• **TASK STATEMENT**:
All of the lines below are to be transcribed faithfully, with pictures excluded from the copy.

::::::::

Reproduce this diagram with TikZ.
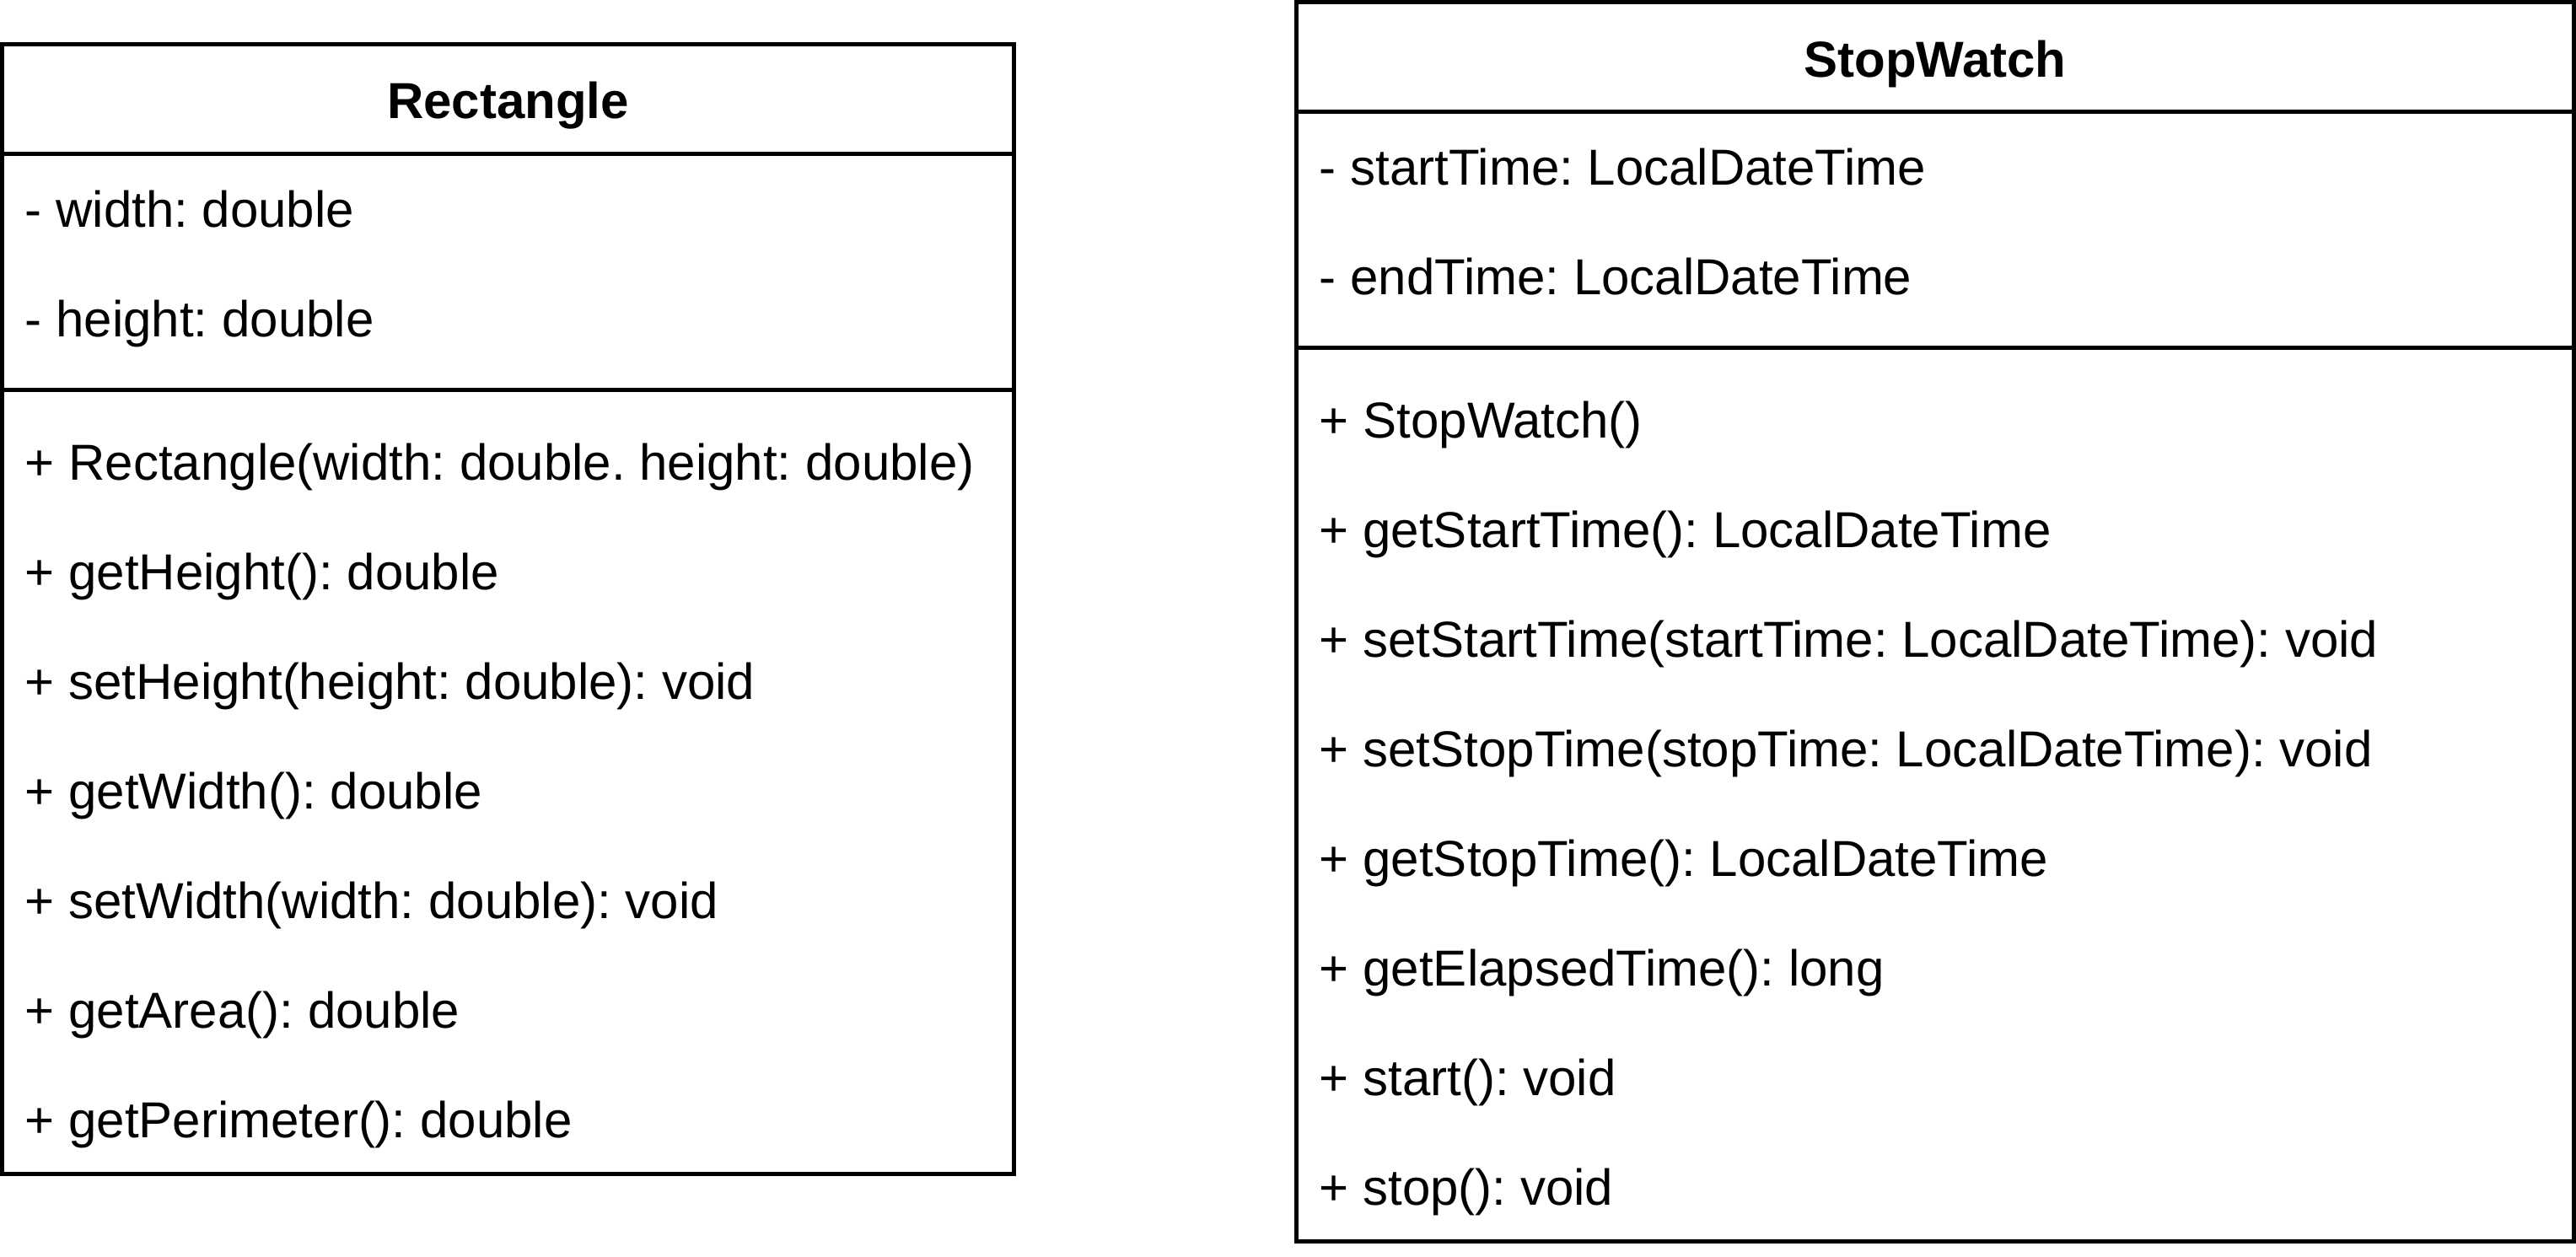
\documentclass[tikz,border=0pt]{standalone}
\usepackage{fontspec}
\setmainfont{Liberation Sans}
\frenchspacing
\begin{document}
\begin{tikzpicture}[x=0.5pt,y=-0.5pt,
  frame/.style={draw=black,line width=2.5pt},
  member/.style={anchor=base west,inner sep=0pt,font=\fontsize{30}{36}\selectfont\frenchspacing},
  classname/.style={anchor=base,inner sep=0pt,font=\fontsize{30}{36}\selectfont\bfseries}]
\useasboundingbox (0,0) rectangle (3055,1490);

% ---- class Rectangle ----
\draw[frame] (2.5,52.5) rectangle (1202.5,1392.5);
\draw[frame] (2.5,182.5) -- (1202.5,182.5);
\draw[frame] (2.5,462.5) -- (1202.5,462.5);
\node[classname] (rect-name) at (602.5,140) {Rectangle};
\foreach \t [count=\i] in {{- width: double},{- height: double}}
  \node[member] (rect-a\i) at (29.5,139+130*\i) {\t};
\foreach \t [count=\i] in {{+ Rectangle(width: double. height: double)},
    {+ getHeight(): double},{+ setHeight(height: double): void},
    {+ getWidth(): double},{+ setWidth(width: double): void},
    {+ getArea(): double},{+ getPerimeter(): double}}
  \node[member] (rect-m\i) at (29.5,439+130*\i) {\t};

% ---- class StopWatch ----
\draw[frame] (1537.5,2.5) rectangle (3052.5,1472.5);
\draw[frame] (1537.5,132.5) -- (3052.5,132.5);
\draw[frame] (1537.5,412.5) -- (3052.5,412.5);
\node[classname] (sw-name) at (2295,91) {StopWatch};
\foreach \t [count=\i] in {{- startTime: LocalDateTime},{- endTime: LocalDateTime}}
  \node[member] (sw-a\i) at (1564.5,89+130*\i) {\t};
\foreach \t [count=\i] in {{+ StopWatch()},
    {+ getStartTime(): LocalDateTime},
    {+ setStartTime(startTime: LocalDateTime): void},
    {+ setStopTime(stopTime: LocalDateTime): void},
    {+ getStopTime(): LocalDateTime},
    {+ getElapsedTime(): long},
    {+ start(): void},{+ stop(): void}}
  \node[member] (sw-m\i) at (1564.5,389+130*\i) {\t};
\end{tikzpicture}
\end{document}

::::::::

• **OUTPUT OF THE EXERCISE**:
Reproduce this diagram with TikZ.
\documentclass[tikz,border=0pt]{standalone}
\usepackage{fontspec}
\setmainfont{Liberation Sans}
\frenchspacing
\begin{document}
\begin{tikzpicture}[x=0.5pt,y=-0.5pt,
  frame/.style={draw=black,line width=2.5pt},
  member/.style={anchor=base west,inner sep=0pt,font=\fontsize{30}{36}\selectfont\frenchspacing},
  classname/.style={anchor=base,inner sep=0pt,font=\fontsize{30}{36}\selectfont\bfseries}]
\useasboundingbox (0,0) rectangle (3055,1490);

% ---- class Rectangle ----
\draw[frame] (2.5,52.5) rectangle (1202.5,1392.5);
\draw[frame] (2.5,182.5) -- (1202.5,182.5);
\draw[frame] (2.5,462.5) -- (1202.5,462.5);
\node[classname] (rect-name) at (602.5,140) {Rectangle};
\foreach \t [count=\i] in {{- width: double},{- height: double}}
  \node[member] (rect-a\i) at (29.5,139+130*\i) {\t};
\foreach \t [count=\i] in {{+ Rectangle(width: double. height: double)},
    {+ getHeight(): double},{+ setHeight(height: double): void},
    {+ getWidth(): double},{+ setWidth(width: double): void},
    {+ getArea(): double},{+ getPerimeter(): double}}
  \node[member] (rect-m\i) at (29.5,439+130*\i) {\t};

% ---- class StopWatch ----
\draw[frame] (1537.5,2.5) rectangle (3052.5,1472.5);
\draw[frame] (1537.5,132.5) -- (3052.5,132.5);
\draw[frame] (1537.5,412.5) -- (3052.5,412.5);
\node[classname] (sw-name) at (2295,91) {StopWatch};
\foreach \t [count=\i] in {{- startTime: LocalDateTime},{- endTime: LocalDateTime}}
  \node[member] (sw-a\i) at (1564.5,89+130*\i) {\t};
\foreach \t [count=\i] in {{+ StopWatch()},
    {+ getStartTime(): LocalDateTime},
    {+ setStartTime(startTime: LocalDateTime): void},
    {+ setStopTime(stopTime: LocalDateTime): void},
    {+ getStopTime(): LocalDateTime},
    {+ getElapsedTime(): long},
    {+ start(): void},{+ stop(): void}}
  \node[member] (sw-m\i) at (1564.5,389+130*\i) {\t};
\end{tikzpicture}
\end{document}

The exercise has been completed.